* Start *
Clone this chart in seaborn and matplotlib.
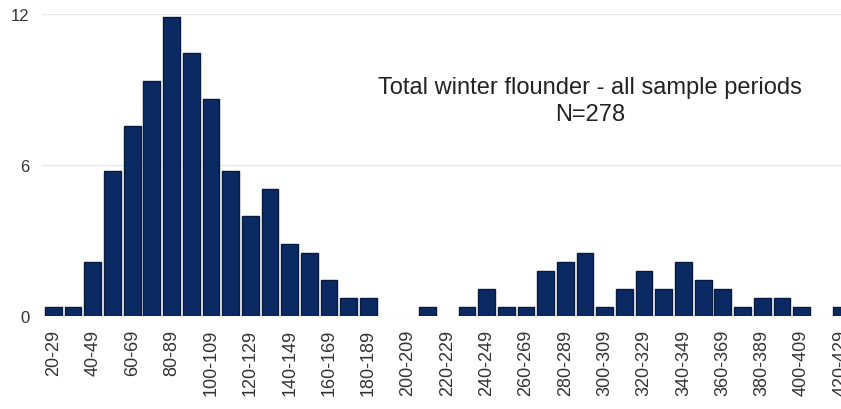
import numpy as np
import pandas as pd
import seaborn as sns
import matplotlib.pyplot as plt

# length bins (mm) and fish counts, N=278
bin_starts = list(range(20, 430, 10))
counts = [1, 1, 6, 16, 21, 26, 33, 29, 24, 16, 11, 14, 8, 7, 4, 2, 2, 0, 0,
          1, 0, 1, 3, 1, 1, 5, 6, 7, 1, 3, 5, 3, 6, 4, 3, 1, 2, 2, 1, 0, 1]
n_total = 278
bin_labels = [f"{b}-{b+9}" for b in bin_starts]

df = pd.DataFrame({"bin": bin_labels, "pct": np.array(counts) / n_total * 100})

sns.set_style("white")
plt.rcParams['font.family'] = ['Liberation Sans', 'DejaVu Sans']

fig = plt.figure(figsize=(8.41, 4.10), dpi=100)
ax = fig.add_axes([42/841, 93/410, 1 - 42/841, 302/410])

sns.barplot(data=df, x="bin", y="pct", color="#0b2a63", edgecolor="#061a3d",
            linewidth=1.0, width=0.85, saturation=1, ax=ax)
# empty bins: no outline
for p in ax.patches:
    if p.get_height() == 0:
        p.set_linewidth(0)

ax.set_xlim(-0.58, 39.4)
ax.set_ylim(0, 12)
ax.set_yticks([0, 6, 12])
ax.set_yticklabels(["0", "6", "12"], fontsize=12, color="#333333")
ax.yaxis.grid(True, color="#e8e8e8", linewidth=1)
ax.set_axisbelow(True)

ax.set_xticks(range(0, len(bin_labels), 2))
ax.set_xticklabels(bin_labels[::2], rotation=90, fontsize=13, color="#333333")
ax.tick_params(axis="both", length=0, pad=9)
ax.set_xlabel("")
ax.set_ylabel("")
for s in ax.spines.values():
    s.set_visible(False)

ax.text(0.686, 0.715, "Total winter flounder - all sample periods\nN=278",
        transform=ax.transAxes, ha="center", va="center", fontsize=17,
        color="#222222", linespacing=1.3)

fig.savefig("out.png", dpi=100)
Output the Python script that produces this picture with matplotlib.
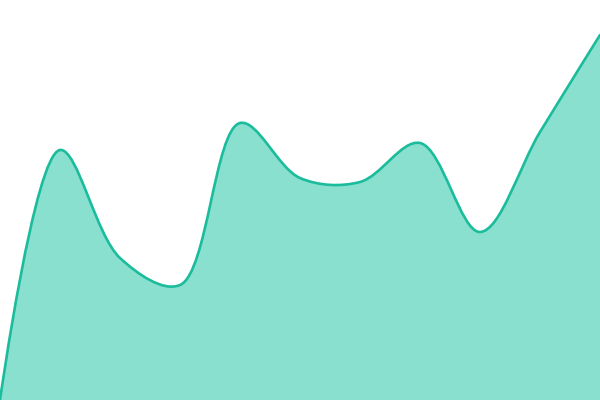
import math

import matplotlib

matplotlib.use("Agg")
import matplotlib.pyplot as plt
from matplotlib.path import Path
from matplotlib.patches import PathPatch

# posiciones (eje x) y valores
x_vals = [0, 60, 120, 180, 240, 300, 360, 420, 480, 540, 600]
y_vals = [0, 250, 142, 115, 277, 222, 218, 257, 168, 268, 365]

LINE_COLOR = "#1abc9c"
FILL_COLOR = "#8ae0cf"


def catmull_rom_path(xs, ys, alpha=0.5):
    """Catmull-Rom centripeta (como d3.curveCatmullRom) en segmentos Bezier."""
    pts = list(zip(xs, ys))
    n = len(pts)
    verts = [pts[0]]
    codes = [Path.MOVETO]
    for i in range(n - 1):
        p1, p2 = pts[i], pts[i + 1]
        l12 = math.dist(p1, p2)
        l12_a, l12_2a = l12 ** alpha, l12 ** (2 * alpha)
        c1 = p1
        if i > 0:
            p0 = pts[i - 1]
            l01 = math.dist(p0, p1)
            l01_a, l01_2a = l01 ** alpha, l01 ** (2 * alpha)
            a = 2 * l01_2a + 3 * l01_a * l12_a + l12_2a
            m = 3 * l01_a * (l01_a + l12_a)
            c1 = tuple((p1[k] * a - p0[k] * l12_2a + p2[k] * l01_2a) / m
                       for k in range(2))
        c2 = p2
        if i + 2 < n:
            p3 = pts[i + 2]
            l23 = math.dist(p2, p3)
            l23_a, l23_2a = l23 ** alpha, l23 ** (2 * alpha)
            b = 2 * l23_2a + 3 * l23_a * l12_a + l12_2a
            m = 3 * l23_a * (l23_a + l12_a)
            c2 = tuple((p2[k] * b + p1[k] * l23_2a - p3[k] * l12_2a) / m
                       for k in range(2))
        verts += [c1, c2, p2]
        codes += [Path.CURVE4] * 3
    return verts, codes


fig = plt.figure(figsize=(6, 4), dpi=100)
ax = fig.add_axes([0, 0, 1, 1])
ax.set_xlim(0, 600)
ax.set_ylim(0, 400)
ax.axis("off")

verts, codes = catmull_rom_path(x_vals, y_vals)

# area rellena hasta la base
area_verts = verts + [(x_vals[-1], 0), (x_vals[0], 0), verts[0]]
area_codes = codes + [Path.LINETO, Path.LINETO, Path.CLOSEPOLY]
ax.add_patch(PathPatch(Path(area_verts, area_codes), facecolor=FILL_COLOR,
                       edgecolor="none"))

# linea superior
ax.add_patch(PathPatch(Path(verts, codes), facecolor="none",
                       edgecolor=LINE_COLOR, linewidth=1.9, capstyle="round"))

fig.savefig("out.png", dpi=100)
* End *
* Start *
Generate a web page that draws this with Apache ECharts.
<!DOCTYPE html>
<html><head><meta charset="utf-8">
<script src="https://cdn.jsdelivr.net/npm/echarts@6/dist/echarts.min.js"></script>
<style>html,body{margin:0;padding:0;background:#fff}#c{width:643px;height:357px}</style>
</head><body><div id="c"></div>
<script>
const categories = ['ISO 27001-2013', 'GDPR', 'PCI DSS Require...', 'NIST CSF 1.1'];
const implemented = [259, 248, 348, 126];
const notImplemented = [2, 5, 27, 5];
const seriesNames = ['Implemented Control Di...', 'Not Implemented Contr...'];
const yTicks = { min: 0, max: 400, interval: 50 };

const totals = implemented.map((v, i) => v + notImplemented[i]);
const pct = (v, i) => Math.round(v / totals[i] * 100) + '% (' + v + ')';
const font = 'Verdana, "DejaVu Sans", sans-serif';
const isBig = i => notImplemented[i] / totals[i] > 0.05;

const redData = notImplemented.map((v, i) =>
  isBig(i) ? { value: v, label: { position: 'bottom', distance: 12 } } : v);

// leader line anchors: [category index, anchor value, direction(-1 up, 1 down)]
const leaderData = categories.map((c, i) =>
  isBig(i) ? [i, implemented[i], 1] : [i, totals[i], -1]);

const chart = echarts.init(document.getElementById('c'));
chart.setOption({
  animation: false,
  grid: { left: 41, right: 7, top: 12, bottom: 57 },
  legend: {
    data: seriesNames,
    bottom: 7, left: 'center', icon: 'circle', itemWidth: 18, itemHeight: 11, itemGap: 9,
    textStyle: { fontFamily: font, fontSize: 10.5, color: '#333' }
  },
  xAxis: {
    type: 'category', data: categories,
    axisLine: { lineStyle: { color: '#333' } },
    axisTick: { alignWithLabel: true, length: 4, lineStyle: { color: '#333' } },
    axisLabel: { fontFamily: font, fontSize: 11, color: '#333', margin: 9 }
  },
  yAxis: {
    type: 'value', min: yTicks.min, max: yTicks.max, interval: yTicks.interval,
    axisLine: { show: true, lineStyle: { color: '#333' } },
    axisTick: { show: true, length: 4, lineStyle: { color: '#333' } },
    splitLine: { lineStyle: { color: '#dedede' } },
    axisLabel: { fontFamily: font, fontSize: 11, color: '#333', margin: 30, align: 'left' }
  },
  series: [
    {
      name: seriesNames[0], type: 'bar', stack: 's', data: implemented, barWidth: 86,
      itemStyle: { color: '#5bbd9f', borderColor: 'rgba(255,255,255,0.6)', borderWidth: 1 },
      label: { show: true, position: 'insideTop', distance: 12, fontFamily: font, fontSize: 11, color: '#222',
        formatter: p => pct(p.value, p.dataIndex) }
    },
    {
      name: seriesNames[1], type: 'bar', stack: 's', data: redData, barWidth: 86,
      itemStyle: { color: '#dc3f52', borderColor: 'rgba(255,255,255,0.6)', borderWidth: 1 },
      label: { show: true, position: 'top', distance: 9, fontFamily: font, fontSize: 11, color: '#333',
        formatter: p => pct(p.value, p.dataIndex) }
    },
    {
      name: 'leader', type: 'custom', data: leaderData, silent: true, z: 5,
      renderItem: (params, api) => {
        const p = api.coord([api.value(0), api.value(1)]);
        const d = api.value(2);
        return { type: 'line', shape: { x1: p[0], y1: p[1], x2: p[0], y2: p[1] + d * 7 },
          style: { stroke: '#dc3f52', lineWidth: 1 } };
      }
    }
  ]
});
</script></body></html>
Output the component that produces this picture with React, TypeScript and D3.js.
* End *
◆ Request ◆
Leave the pictures out, and transcribe exactly the lines above starting at the one that contains "Clone this chart in seaborn and matplotlib." and ending at the one that contains "s.set_visible(False)".

◆ Task answer ◆
Clone this chart in seaborn and matplotlib.
import numpy as np
import pandas as pd
import seaborn as sns
import matplotlib.pyplot as plt

# length bins (mm) and fish counts, N=278
bin_starts = list(range(20, 430, 10))
counts = [1, 1, 6, 16, 21, 26, 33, 29, 24, 16, 11, 14, 8, 7, 4, 2, 2, 0, 0,
          1, 0, 1, 3, 1, 1, 5, 6, 7, 1, 3, 5, 3, 6, 4, 3, 1, 2, 2, 1, 0, 1]
n_total = 278
bin_labels = [f"{b}-{b+9}" for b in bin_starts]

df = pd.DataFrame({"bin": bin_labels, "pct": np.array(counts) / n_total * 100})

sns.set_style("white")
plt.rcParams['font.family'] = ['Liberation Sans', 'DejaVu Sans']

fig = plt.figure(figsize=(8.41, 4.10), dpi=100)
ax = fig.add_axes([42/841, 93/410, 1 - 42/841, 302/410])

sns.barplot(data=df, x="bin", y="pct", color="#0b2a63", edgecolor="#061a3d",
            linewidth=1.0, width=0.85, saturation=1, ax=ax)
# empty bins: no outline
for p in ax.patches:
    if p.get_height() == 0:
        p.set_linewidth(0)

ax.set_xlim(-0.58, 39.4)
ax.set_ylim(0, 12)
ax.set_yticks([0, 6, 12])
ax.set_yticklabels(["0", "6", "12"], fontsize=12, color="#333333")
ax.yaxis.grid(True, color="#e8e8e8", linewidth=1)
ax.set_axisbelow(True)

ax.set_xticks(range(0, len(bin_labels), 2))
ax.set_xticklabels(bin_labels[::2], rotation=90, fontsize=13, color="#333333")
ax.tick_params(axis="both", length=0, pad=9)
ax.set_xlabel("")
ax.set_ylabel("")
for s in ax.spines.values():
    s.set_visible(False)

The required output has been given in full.